QO Zone Program Q&A

What is a QO Zone?

A QO Zone is a population census tract that is a low-income community that has been designated as a QO Zone. A designation as a QO Zone remains in effect for 10 years. Over 8,700 QO Zones have been designated and on June 20, 2018, the IRS released a complete list and map of the QO Zones. For a list and map of QO Zones in Missouri, please click here.

What is a QO Fund?

A QO Fund is any investment vehicle that is organized as a corporation or partnership (including a limited liability company treated as a partnership for U.S. federal income tax purposes) for the purpose of investing in qualified opportunity zone property (other than another QO Fund) that holds at least 90% of its assets in qualified opportunity zone property. Qualified opportunity zone property includes any qualified opportunity zone stock (“QO Zone Stock”), qualified opportunity zone partnership interest (a “QO Zone Partnership Interest), or qualified opportunity zone business property (“QO Zone Business Property”).

What is QO Zone Stock and a QO Zone Partnership Interest?

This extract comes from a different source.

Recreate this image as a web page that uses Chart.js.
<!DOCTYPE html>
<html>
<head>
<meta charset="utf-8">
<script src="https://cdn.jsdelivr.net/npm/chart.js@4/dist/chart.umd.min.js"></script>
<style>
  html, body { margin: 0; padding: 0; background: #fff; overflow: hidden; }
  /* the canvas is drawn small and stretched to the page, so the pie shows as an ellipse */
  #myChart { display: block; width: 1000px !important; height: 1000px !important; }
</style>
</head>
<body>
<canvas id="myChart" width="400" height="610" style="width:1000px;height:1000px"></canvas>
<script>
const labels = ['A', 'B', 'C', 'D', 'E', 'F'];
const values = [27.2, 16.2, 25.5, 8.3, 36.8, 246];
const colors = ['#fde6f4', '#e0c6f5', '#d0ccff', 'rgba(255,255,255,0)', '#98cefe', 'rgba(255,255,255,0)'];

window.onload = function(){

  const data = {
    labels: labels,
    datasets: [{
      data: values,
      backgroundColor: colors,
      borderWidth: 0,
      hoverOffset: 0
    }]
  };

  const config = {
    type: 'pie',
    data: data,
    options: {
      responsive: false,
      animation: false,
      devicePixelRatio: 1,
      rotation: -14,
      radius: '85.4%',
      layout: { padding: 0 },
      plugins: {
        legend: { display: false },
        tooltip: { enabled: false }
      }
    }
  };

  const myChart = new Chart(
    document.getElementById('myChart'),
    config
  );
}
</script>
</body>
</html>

An equity interest in a corporation or partnership will qualify as QO Zone Stock or a QO Zone Partnership Interest if it satisfies three requirements:

  • It must have been acquired at original issuance solely in exchange for cash;
  • At the time the stock or partnership interest was issued, the corporation or partnership was a qualified opportunity zone business (or, in the case of a new entity, was being organized for purposes of being a qualified opportunity zone business); and
  • During substantially all of the QO Fund’s holding period for such stock or partnership interest, such corporation or partnership qualified as a qualified opportunity zone business (“QO Zone Business”).

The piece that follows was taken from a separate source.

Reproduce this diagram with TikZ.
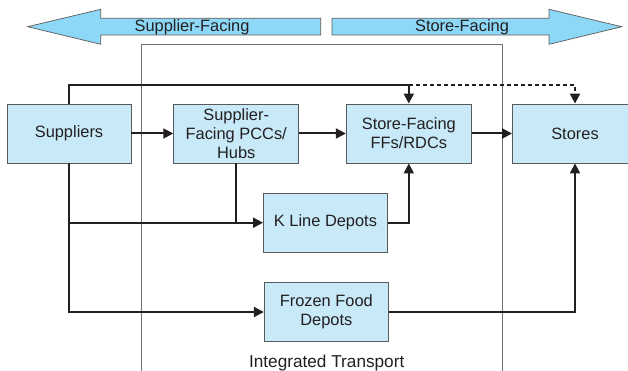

What is a QO Zone Business?

QO Zone Stock and QO Zone Partnership Interests require a QO Zone Business. A business is a QO Zone Business only if all of the following requirements are satisfied:

  • Substantially all of the tangible property owned or leased by the taxpayer must be QO Zone Business Property. QO Zone Business Property is tangible property that satisfies a number of requirements: (i) the property must be acquired by purchase, (ii) the original use of the property in the QO Zone must have commenced with the QO Fund or the QO Fund must have “substantially improved” the property, and (iii) substantially all of the use of such property must be in a QO Zone;
  • At least 50% of the total gross income of the business is derived from the active conduct of such business;
  • A substantial portion of the intangible property of such entity is used in the active conduct of any such business;
  • Less than 5% of the average of the aggregate unadjusted bases of the property of such entity is attributable to nonqualified financial property; and
  • The business cannot be a private or commercial golf course, country club, massage parlor, hot tub facility, suntan facility, racetrack or other facility used for gambling, or any store the principal business of which is the sale of alcoholic beverages for consumption off premises.